Measure 16 Mar 2026 13:18 UTC
2 points
0
An alternative to the bridge analogy would be a wall that doesn’t fully enclose your velociraptor exhibit. Until the gaps are closed, building the wall higher is fence-post security.
Justin Olive 15 Mar 2026 20:46 UTC
2 points
0
Here’s the feedback I gave to Jay, which he encouraged me to add as a comment:
(this is mostly just me playing devils advocate for the wall perspective)
This is actually awesome and something I think would be a great contribution to AI safety discourse

I do think the wall framing is pretty cool

Perhaps another useful test case is asking what this would look like if you applied the same approaches to climate change, where we have lots more historical data

In climate, there’s actually a legally binding international treaty, it’s called the Paris Agreement. While incrementally impactful, it definitely hasn’t solved climate change.

This kinda illustrates how, from the “wall” perspective, there is no bridge, there is a large swathe of functions executed by many thousands of people across the field.

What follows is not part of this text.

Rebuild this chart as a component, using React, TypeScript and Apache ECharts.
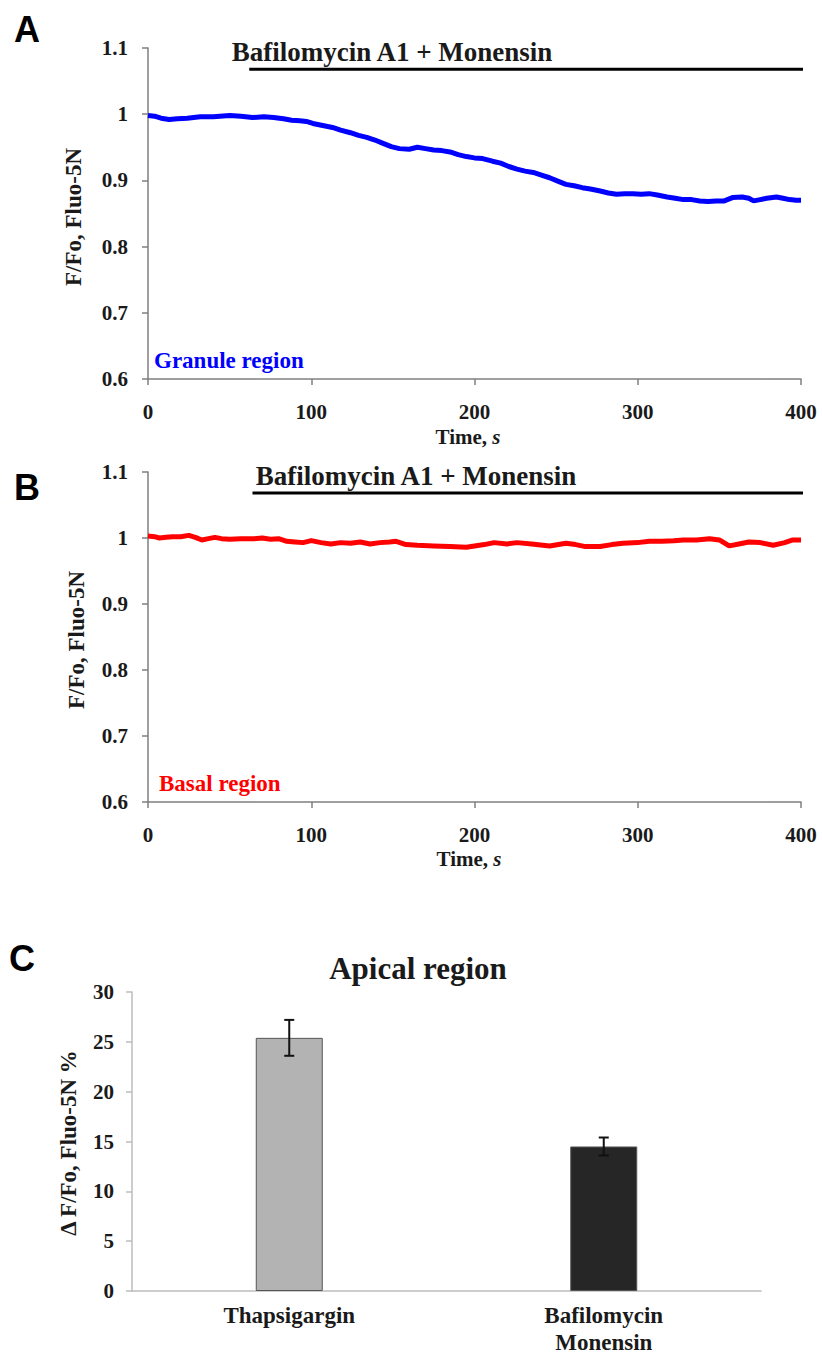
import React, { useEffect, useRef } from "react";
import * as echarts from "echarts";

// ---------- Data ----------
// Panel A: Granule region (F/Fo, Fluo-5N vs time, s)
const timeA = [0, 4, 8, 13, 18, 24, 32, 40, 50, 57, 64, 71, 77, 83, 88, 93, 97, 101, 107, 113, 118, 124, 129, 134, 139, 144, 149, 154, 160, 165, 170, 175, 180, 185, 190, 195, 200, 205, 211, 216, 221, 226, 231, 236, 241, 246, 251, 256, 261, 266, 271, 277, 282, 287, 292, 297, 302, 307, 312, 318, 323, 328, 333, 338, 343, 348, 353, 358, 364, 368, 371, 375, 379, 385, 389, 393, 397, 400];
const valuesA = [0.998, 0.997, 0.994, 0.992, 0.993, 0.994, 0.996, 0.996, 0.998, 0.997, 0.995, 0.996, 0.995, 0.993, 0.991, 0.990, 0.989, 0.986, 0.983, 0.980, 0.976, 0.972, 0.968, 0.965, 0.961, 0.956, 0.951, 0.948, 0.947, 0.950, 0.948, 0.946, 0.945, 0.943, 0.939, 0.936, 0.934, 0.933, 0.929, 0.926, 0.921, 0.917, 0.914, 0.912, 0.908, 0.904, 0.899, 0.894, 0.892, 0.889, 0.887, 0.884, 0.881, 0.879, 0.880, 0.880, 0.879, 0.880, 0.878, 0.875, 0.873, 0.871, 0.871, 0.869, 0.868, 0.869, 0.869, 0.874, 0.875, 0.873, 0.869, 0.871, 0.873, 0.875, 0.873, 0.871, 0.870, 0.870];

// Panel B: Basal region
const timeB = [0, 4, 7, 11, 15, 20, 25, 29, 33, 37, 41, 45, 50, 57, 65, 70, 75, 80, 85, 90, 95, 100, 106, 112, 118, 124, 130, 136, 142, 148, 152, 158, 165, 175, 185, 195, 200, 206, 212, 220, 226, 235, 246, 256, 262, 268, 277, 284, 291, 300, 307, 315, 322, 328, 336, 344, 350, 356, 362, 368, 375, 383, 390, 395, 400];
const valuesB = [1.003, 1.002, 1.000, 1.001, 1.002, 1.002, 1.004, 1.001, 0.997, 0.999, 1.001, 0.999, 0.998, 0.999, 0.999, 1.000, 0.998, 0.999, 0.995, 0.994, 0.993, 0.996, 0.993, 0.991, 0.993, 0.992, 0.994, 0.991, 0.993, 0.994, 0.995, 0.990, 0.989, 0.988, 0.987, 0.986, 0.988, 0.990, 0.993, 0.991, 0.993, 0.991, 0.988, 0.992, 0.990, 0.987, 0.987, 0.990, 0.992, 0.993, 0.995, 0.995, 0.996, 0.997, 0.997, 0.999, 0.997, 0.988, 0.991, 0.994, 0.993, 0.989, 0.993, 0.997, 0.997];

// Treatment bar (Bafilomycin A1 + Monensin)
const drugStartA = 62;
const drugStartB = 64;
const drugEnd = 402;
const drugLevel = 1.068;

// Panel C: Apical region
const categories = ["Thapsigargin", "Bafilomycin\nMonensin"];
const barValues = [25.4, 14.5];
const errValues = [1.8, 0.9];
const barColors = ["#b3b3b3", "#262626"];

const SERIF = '"Liberation Serif", "Times New Roman", serif';
const SANS = '"Liberation Sans", Arial, sans-serif';
const TXT = "#1a1a1a";

function zip(a: number[], b: number[]) {
  return a.map((x, i) => [x, b[i]]);
}

export default function App() {
  const ref = useRef<HTMLDivElement>(null);

  useEffect(() => {
    if (!ref.current) return;
    const chart = echarts.init(ref.current, undefined, { renderer: "svg" });

    const axisLine = { show: true, lineStyle: { color: "#7f7f7f", width: 1.5 } };
    const lineXAxis = (gi: number) => ({
      gridIndex: gi,
      type: "value",
      min: 0,
      max: 400,
      interval: 100,
      axisLine,
      axisTick: { show: true, length: 6, inside: false, lineStyle: { color: "#7f7f7f", width: 1.5 } },
      splitLine: { show: false },
      axisLabel: { fontFamily: SERIF, fontWeight: "bold", fontSize: 21, color: TXT, margin: 22 },
    });
    const lineYAxis = (gi: number) => ({
      gridIndex: gi,
      type: "value",
      min: 0.6,
      max: 1.1,
      interval: 0.1,
      axisLine,
      axisTick: { show: true, length: 6, lineStyle: { color: "#7f7f7f", width: 1.5 } },
      splitLine: { show: false },
      axisLabel: {
        fontFamily: SERIF,
        fontWeight: "bold",
        fontSize: 21,
        color: TXT,
        margin: 20,
        formatter: (v: number) => String(parseFloat(v.toFixed(1))),
      },
    });

    const textStyle = (size: number, color = TXT) => ({
      fontFamily: SERIF,
      fontWeight: "bold",
      fontSize: size,
      fill: color,
    });
    const timeTitle = (x: number, y: number) => ({
      type: "text",
      x,
      y,
      style: {
        text: "Time, {i|s}",
        ...textStyle(21),
        align: "center",
        verticalAlign: "middle",
        rich: { i: { fontFamily: SERIF, fontWeight: "bold", fontStyle: "italic", fontSize: 21, fill: TXT } },
      },
    });

    const option: any = {
      animation: false,
      backgroundColor: "#ffffff",
      grid: [
        { left: 148, top: 48, width: 653, height: 331 },
        { left: 148, top: 472, width: 653, height: 330 },
        { left: 132, top: 992, width: 629, height: 299 },
      ],
      xAxis: [
        lineXAxis(0),
        lineXAxis(1),
        {
          gridIndex: 2,
          type: "category",
          data: categories,
          axisLine: { show: true, lineStyle: { color: "#bdbdbd", width: 1.5 } },
          axisTick: { show: false },
          axisLabel: {
            fontFamily: SERIF,
            fontWeight: "bold",
            fontSize: 23,
            lineHeight: 27,
            color: TXT,
            margin: 11,
          },
        },
      ],
      yAxis: [
        lineYAxis(0),
        lineYAxis(1),
        {
          gridIndex: 2,
          type: "value",
          min: 0,
          max: 30,
          interval: 5,
          axisLine: { show: true, lineStyle: { color: "#bdbdbd", width: 1.5 } },
          axisTick: { show: true, length: 6, lineStyle: { color: "#bdbdbd", width: 1.5 } },
          splitLine: { show: false },
          axisLabel: { fontFamily: SERIF, fontWeight: "bold", fontSize: 21, color: TXT, margin: 18 },
        },
      ],
      series: [
        {
          type: "line",
          xAxisIndex: 0,
          yAxisIndex: 0,
          data: zip(timeA, valuesA),
          showSymbol: false,
          lineStyle: { color: "#0000ff", width: 5 },
          z: 3,
        },
        {
          type: "line",
          xAxisIndex: 0,
          yAxisIndex: 0,
          data: [[drugStartA, drugLevel], [drugEnd, drugLevel]],
          showSymbol: false,
          clip: false,
          lineStyle: { color: "#000000", width: 3 },
        },
        {
          type: "line",
          xAxisIndex: 1,
          yAxisIndex: 1,
          data: zip(timeB, valuesB),
          showSymbol: false,
          lineStyle: { color: "#ff0000", width: 5 },
          z: 3,
        },
        {
          type: "line",
          xAxisIndex: 1,
          yAxisIndex: 1,
          data: [[drugStartB, drugLevel], [drugEnd, drugLevel]],
          showSymbol: false,
          clip: false,
          lineStyle: { color: "#000000", width: 3 },
        },
        {
          type: "bar",
          xAxisIndex: 2,
          yAxisIndex: 2,
          barWidth: 67,
          data: barValues.map((v, i) => ({
            value: v,
            itemStyle: { color: barColors[i], borderColor: "#555555", borderWidth: 1 },
          })),
        },
        {
          type: "custom",
          xAxisIndex: 2,
          yAxisIndex: 2,
          data: categories.map((_, i) => [i, barValues[i], errValues[i]]),
          encode: { x: 0, y: 1 },
          z: 5,
          renderItem: (_params: any, api: any) => {
            const x = api.value(0);
            const v = api.value(1);
            const e = api.value(2);
            const top = api.coord([x, v + e]);
            const bot = api.coord([x, v - e]);
            const hw = 5;
            const st = { stroke: "#111111", lineWidth: 2 };
            return {
              type: "group",
              children: [
                { type: "line", shape: { x1: top[0], y1: top[1], x2: bot[0], y2: bot[1] }, style: st },
                { type: "line", shape: { x1: top[0] - hw, y1: top[1], x2: top[0] + hw, y2: top[1] }, style: st },
                { type: "line", shape: { x1: bot[0] - hw, y1: bot[1], x2: bot[0] + hw, y2: bot[1] }, style: st },
              ],
            };
          },
        },
      ],
      graphic: [
        // panel letters
        { type: "text", x: 27, y: 29, style: { text: "A", fontFamily: SANS, fontWeight: "bold", fontSize: 36, fill: "#000", align: "center", verticalAlign: "middle" } },
        { type: "text", x: 27, y: 487, style: { text: "B", fontFamily: SANS, fontWeight: "bold", fontSize: 36, fill: "#000", align: "center", verticalAlign: "middle" } },
        { type: "text", x: 22, y: 958, style: { text: "C", fontFamily: SANS, fontWeight: "bold", fontSize: 36, fill: "#000", align: "center", verticalAlign: "middle" } },
        // treatment labels
        { type: "text", x: 392, y: 52, style: { text: "Bafilomycin A1 + Monensin", ...textStyle(27), align: "center", verticalAlign: "middle" } },
        { type: "text", x: 416, y: 476, style: { text: "Bafilomycin A1 + Monensin", ...textStyle(27), align: "center", verticalAlign: "middle" } },
        // region labels
        { type: "text", x: 154, y: 360, style: { text: "Granule region", ...textStyle(23, "#0000ff"), align: "left", verticalAlign: "middle" } },
        { type: "text", x: 159, y: 783, style: { text: "Basal region", ...textStyle(23, "#ff0000"), align: "left", verticalAlign: "middle" } },
        // y-axis titles
        { type: "text", x: 73, y: 217, rotation: Math.PI / 2, style: { text: "F/Fo, Fluo-5N", ...textStyle(23), align: "center", verticalAlign: "middle" } },
        { type: "text", x: 76, y: 640, rotation: Math.PI / 2, style: { text: "F/Fo, Fluo-5N", ...textStyle(23), align: "center", verticalAlign: "middle" } },
        { type: "text", x: 68, y: 1143, rotation: Math.PI / 2, style: { text: "Δ F/Fo, Fluo-5N %", ...textStyle(23), align: "center", verticalAlign: "middle" } },
        // x-axis titles
        timeTitle(468, 437),
        timeTitle(469, 859),
        // panel C title
        { type: "text", x: 418, y: 968, style: { text: "Apical region", ...textStyle(31), align: "center", verticalAlign: "middle" } },
      ],
    };

    chart.setOption(option);
    return () => chart.dispose();
  }, []);

  return (
    <div
      ref={ref}
      style={{ position: "absolute", left: 0, top: 0, width: 822, height: 1356, background: "#fff" }}
    />
  );
}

Here’s the intuition for that:

Examples of two archetypes within climate science:
1. The person who is designing a component within a device that measures gas ratios in ice core samples, to inform climate modelling
2. The secretary of the UN Climate Change Secretariat, which was responsible for organising the Paris Agreement
If you deleted function 1, it would have less adverse effects than if you deleted function 2. However, if you deleted most of the functions that looked like “design CO2 measurement device”, progress would mostly grind to a halt, and there’s a risk you wouldn’t have an international treaty, because that international treaty coordination was heavily influenced by thousands of “marginal” functions with diffuse impacts.

So in effect, you might argue there’s not much difference, because you can’t have 2 without 1, and in reality, it’s hard to know which functions within category 1 you can go without, so a good strategy is to just do as many as possible, with some common-sense prioritisation.
So the main constraint comes down to resourcing & capacity—i.e. how much wall can you build per unit of time?